- Country: United States of America
- Language: English
- Genres: Horror, thriller short story

Publication
- Published in: Gallery Magazine (1st release), Night Shift
- Media type: Magazine (1st release)
- Publication date: August 1977

= The Man Who Loved Flowers =

1977 short story by Stephen King

"The Man Who Loved Flowers" is a short story by Stephen King, first published in the August 1977 issue of Gallery, and later collected in King's 1978 collection Night Shift. The story revolves around a young man who buys flowers for his love interest, but he is eventually revealed to be a serial killer who went insane after his lover's supposed death.

==Plot summary==
In New York City, during an early evening in May 1963, an unnamed man walks up 3rd Avenue. He walks past an elderly woman carrying groceries who greets him amicably as he waves back. While going down Sixty-third Street he passes by a flower store and hears a transistor radio drone about current affairs: including a woman's corpse being discovered in a river as well as a hammer murderer who has yet to be caught. Ignoring the news, he decides to buy flowers for a Norma, a woman with whom he is infatuated.

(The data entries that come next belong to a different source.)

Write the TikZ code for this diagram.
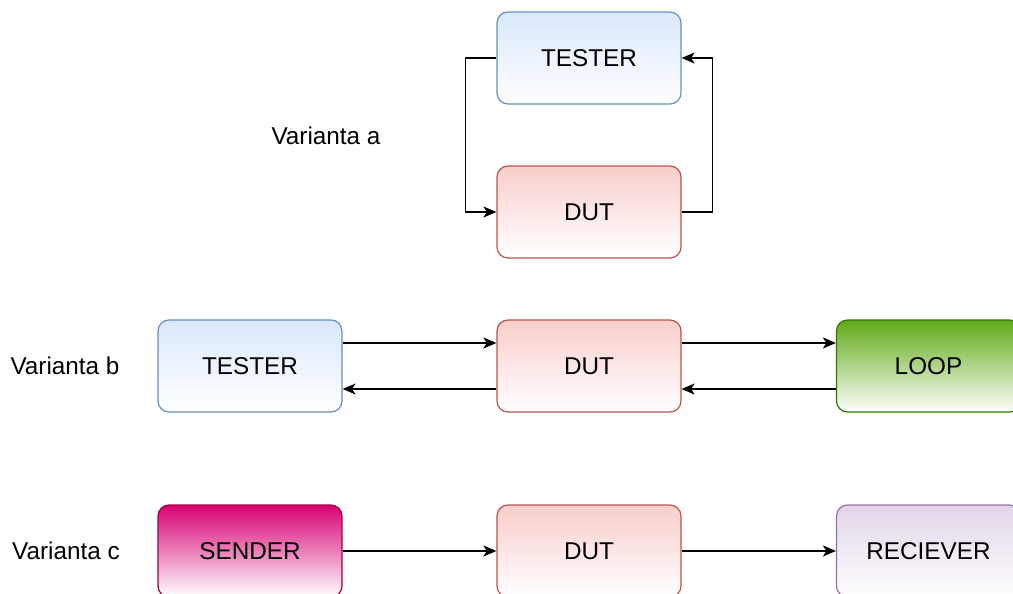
\documentclass[tikz,border=0pt]{standalone}
\usepackage{fontspec}
\setmainfont{Liberation Sans}
\usetikzlibrary{positioning,calc,arrows.meta}

\definecolor{blueFill}{HTML}{DAE8FC}
\definecolor{blueLine}{HTML}{6C8EBF}
\definecolor{redFill}{HTML}{F8CECC}
\definecolor{redLine}{HTML}{B85450}
\definecolor{greenFill}{HTML}{60A917}
\definecolor{greenLine}{HTML}{2D7600}
\definecolor{pinkFill}{HTML}{D80073}
\definecolor{pinkLine}{HTML}{A50040}
\definecolor{purpleFill}{HTML}{E1D5E7}
\definecolor{purpleLine}{HTML}{9673A6}

\tikzset{
	block/.style={rounded corners=11pt, minimum width=184pt, minimum height=92pt,
		line width=1.2pt, bottom color=white, font=\fontsize{24.3}{27}\selectfont},
	blueblock/.style={block, draw=blueLine, top color=blueFill},
	redblock/.style={block, draw=redLine, top color=redFill},
	greenblock/.style={block, draw=greenLine, top color=greenFill},
	pinkblock/.style={block, draw=pinkLine, top color=pinkFill},
	purpleblock/.style={block, draw=purpleLine, top color=purpleFill},
	lbl/.style={font=\fontsize{24.3}{27}\selectfont},
	conn/.style={line width=1.4pt, -{Stealth[length=13pt,width=11pt,inset=3.5pt]}}
}

\begin{document}
\begin{tikzpicture}[x=1pt, y=-1pt]
	\clip (0,0) rectangle (1013,594);

	% Varianta a
	\node[lbl] (la) at (326, 136) {Varianta a};
	\node[blueblock] (testA) at (589, 58)  {TESTER};
	\node[redblock]  (dutA)  at (589, 212) {DUT};

	\draw[conn] (testA.west) -- ++(-31,0) |- (dutA.west);
	\draw[conn] (dutA.east) -- ++(31,0) |- (testA.east);

	% Varianta b
	\node[lbl] (lb) at (65, 366) {Varianta b};
	\node[blueblock]  (testB) at (250, 366)   {TESTER};
	\node[redblock]   (dutB)  at (589, 366)   {DUT};
	\node[greenblock] (loop)  at (928.5, 366) {LOOP};

	\draw[conn] ([yshift=23pt]testB.east) -- ([yshift=23pt]dutB.west);
	\draw[conn] ([yshift=-23pt]dutB.west) -- ([yshift=-23pt]testB.east);
	\draw[conn] ([yshift=23pt]dutB.east) -- ([yshift=23pt]loop.west);
	\draw[conn] ([yshift=-23pt]loop.west) -- ([yshift=-23pt]dutB.east);

	% Varianta c
	\node[lbl] (lc) at (66, 551) {Varianta c};
	\node[pinkblock]   (send) at (250, 551)   {SENDER};
	\node[redblock]    (dutC) at (589, 551)   {DUT};
	\node[purpleblock] (recv) at (928.5, 551) {RECIEVER};

	\draw[conn] (send) -- (dutC);
	\draw[conn] (dutC) -- (recv);
\end{tikzpicture}
\end{document}
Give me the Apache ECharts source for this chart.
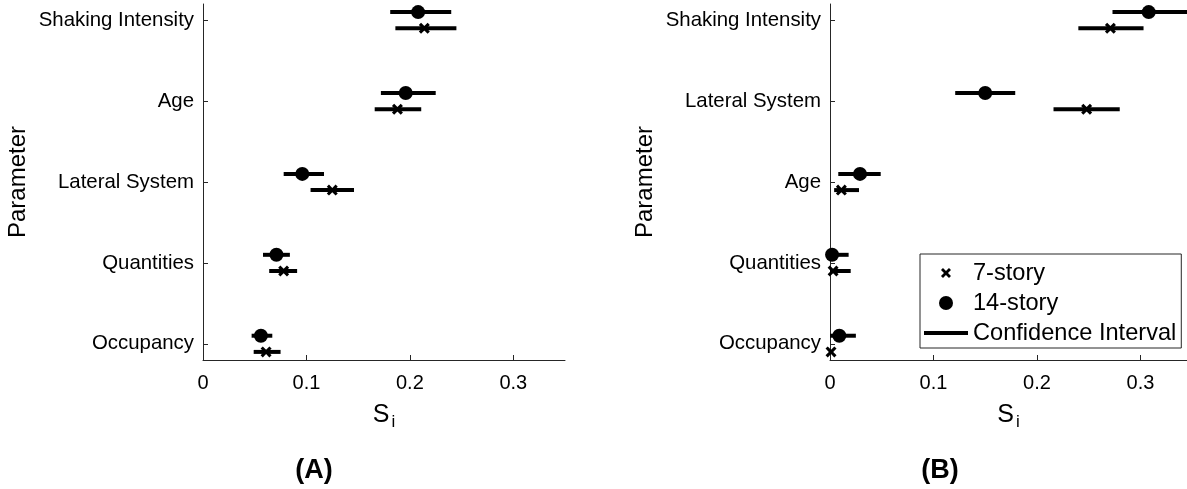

Entering the flower vendor, the old man who runs it lights up upon seeing him, same as the old woman. While talking with the young man, the vendor correctly deduces that he is buying something special for his girlfriend. The old man then offers him tea roses, stating that his girl will love him for it. One of the men by the nearby bakery jokingly offers the man his wedding ring, which he declines.

After leaving the vendor he continues up the street, while the various people he moves past also register the lovestruck look on his face. He then turns into an alley as night begins to fall. As he takes his time down the alley, he sees a woman walking his direction from the courtyard. Claiming that she is Norma, he rushes to her and catches her attention. He presents her the flowers, but she declines, stating that her name is not Norma. Before she can finish, the man then pulls out a hammer from his pocket and proceeds to bludgeon the woman to death. It is revealed that he is the serial killer loose in the city and that the real Norma has been dead for ten years. The death of the real Norma led him to go insane, leading to his murder spree that has already claimed five victims.

Once he is finished, the man remains optimistic that he will find the real Norma one day. Believing that his name is "Love", he saunters out of the alley, confident that the night will conceal the bloodstains on his coat. He passes a middle-aged couple on the street. Seeing the romance that radiates from the man, the woman turns to her partner and makes a comment about young love.

==Film adaptation==
"The Man Who Loved Flowers" was adapted in 2015 as a short film by Bricker-Down Productions.

A music videoclip called "Literatura Rusa" by Jose Madero is based on "The Man Who Loved Flowers".